By now, the story of Nicole Imprescia, the mother currently suing York Avenue preschool for $19,000 has made its way around most of the major news outlets. It’s the sort of story about an over-the-top New York City parent hell-bent on getting her offspring into an “elite” kindergarten that the media love to play up, primarily because Imprescia is such a perfect caricature of an uber-neurotic Manhattan parent. Imprescia’s conviction that her daughter’s presumable failure to ace the ERB will ultimately bar her from the Ivy League is both utterly hilarious and profoundly sad; unfortunately, it’s also shared to some degree by quite a few other parents trying to navigate the city’s private school admissions maze.
So in case you’re currently trying to get your child into a Manhattan pre-school, kindergarten, etc., you may want to consider the following from someone who deals with students on the other end of the process, after they’ve spent ten or twelve years in the New York City private school system.

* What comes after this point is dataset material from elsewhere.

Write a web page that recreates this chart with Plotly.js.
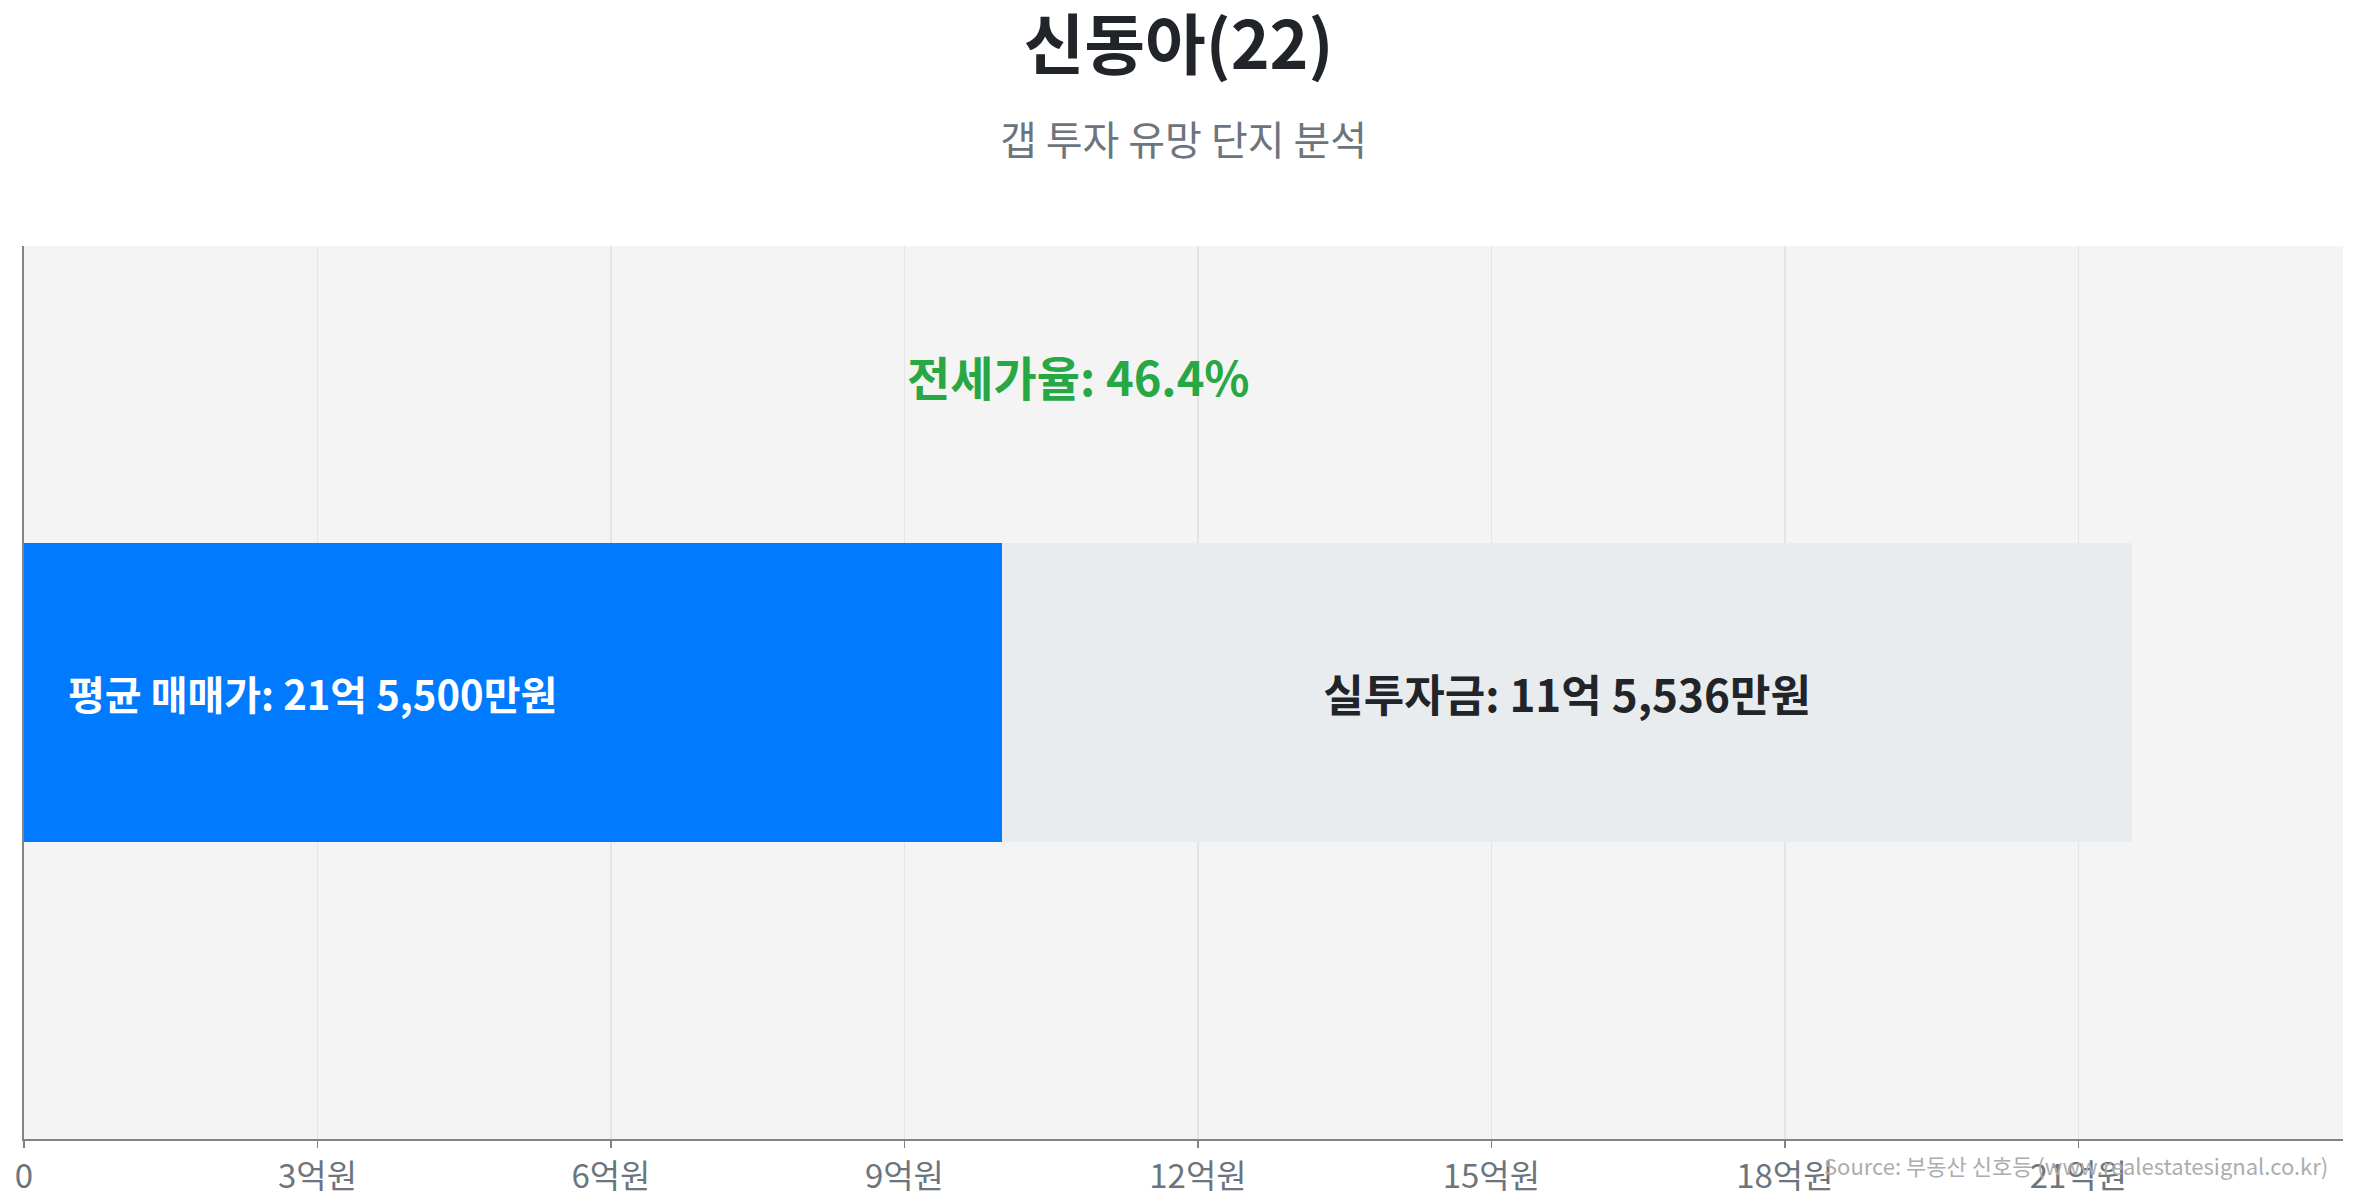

First, there is no such thing as an automatic ticket. Plenty of children admitted to so-called “top-tier” schools as kindergartners are counseled out before high school, and many of the students who enter in ninth grade are the ones ultimately admitted to top universities. Furthermore, the ones who do stay are often burnt out by the time they get to tenth or eleventh grade and display little interest in learning for its own sake. They also, on occasion, display alarming deficits in basic skills (such as writing logical, grammatically correct sentences). $40,000 a year may buy some connections, but it doesn’t guarantee an education.
Furthermore, a student’s individual accomplishments are ultimately far, far more important than the name of the high school itself. While a solid student with borderline SATs at a top private school will undoubtedly benefit from a guidance counselor willing to lobby for him or her, it probably won’t do much good at the very top schools. It might help at Colgate or Trinity or GW, but Yale won’t blink before rejecting that application (at least if your last name isn’t Bush). Given that top universities rarely accept all of the students who apply from a particular school, especially if there are twenty-five applicants, the ones who do get in tend to be the ones who are hooked in some way. On the other hand, a straight-A student at a less prestigious school who takes the most rigorous classes, pursues what he or she loves, has truly competitive (2300+) test scores, and clearly has something special to offer stands a much higher chance of admission.
Please don’t get me wrong: I’ve worked with some students from “top tier” school who were absolutely delightful — curious, enthusiastic, and thoroughly un-neurotic. But I’ve also seen some sixteen year-olds driven half insane by parental pressure and both dazed by and resentful of the fact that their “elite” education did not automatically translate into top standardized test scores.
So please, think long and hard about what’s best for your child right now. There’s no way to predict what a four year-old will be like thirteen years down the line. If anything good comes out of Nicole Imprescia’s whole laughable mess of a lawsuit, I hope that it is Imprescia’s realization, even to a tiny degree, that children are not so easily programmed to become what their parents want them to be. For her daughter’s sake, I hope that understanding comes sooner rather than later. And if not, I wish her the best of luck in finding an SAT tutor.